1. Should E bike tune ups cost more at a bike shop?

Sent from my SM-G950U using Tapatalk


----------



## BIke N Gear (Sep 27, 2004)

Depends upon the bike. Something with a basic mid-drive like a Turbo Levo I wouldn't charge more. But a bike with rear hub motor will definitely be more work. Especially since some of these DIY bikes are hardwired with no quick disconnects. You need to rewire the bike every time you remove the rear wheel.


----------



## J.B. Weld (Aug 13, 2012)

If it takes longer (on average) than a standard bicycle tune up it should.


----------



## WoodlandHills (Nov 18, 2015)

I think it depends what is being tuned up. If it’s just the bike part than no, but if it includes disassembly and lube and/or inspection of the motor than yes.


----------



## NEPMTBA (Apr 7, 2007)

WoodlandHills said:


> I think it depends what is being tuned up. If it's just the bike part than no, but if it includes disassembly and lube and/or inspection of the motor than yes.

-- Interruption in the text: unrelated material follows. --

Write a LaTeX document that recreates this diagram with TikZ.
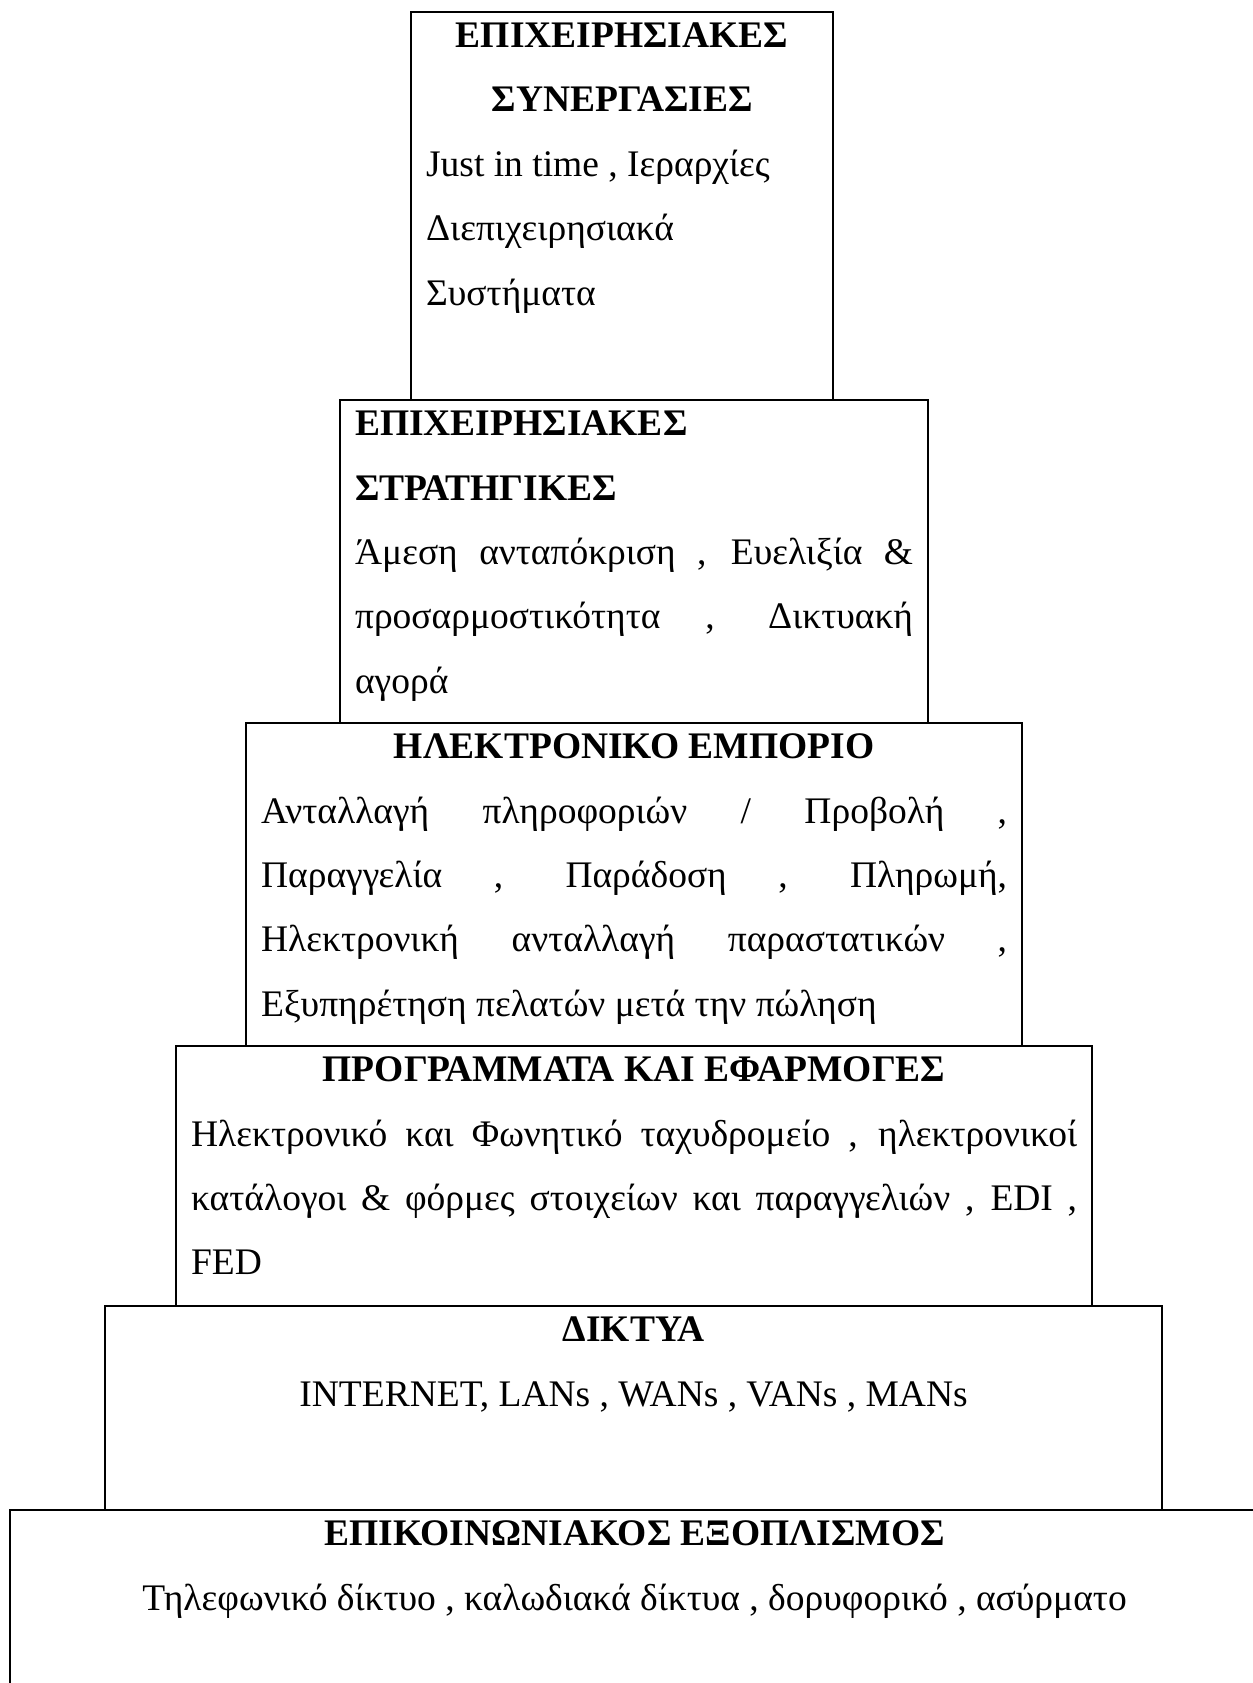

Usually tine up include removal of wheels for bearing check and truing, so have to rewire a rear hub motored bike takes more time. A quick tune is just ck gears and brakes, cabled then yes same price as a HPB

Sent from my SM-G950U using Tapatalk


----------



## WoodlandHills (Nov 18, 2015)

Honestly, I thought we were talking mtbs and it never occurred to me that anyone would take a hub motor into the woods. But yes, the wiring involved with a hub motor would be an additional complication and thus and added expense. The same with anything homemade.....


----------



## portnuefpeddler (Jun 14, 2016)

I don't expect my LBS to work on my "home made" e bike, but I do take components into them, like the front wheel to get trued up, and my Rohloff hub built up. For one thing their bike stands can't handle the weight! Both our LBS's in my area are ebike friendly, while also being peddle bike hard asses, just good/more business for them and I'm glad to give it to them. Same on our trails here, no problemo.


----------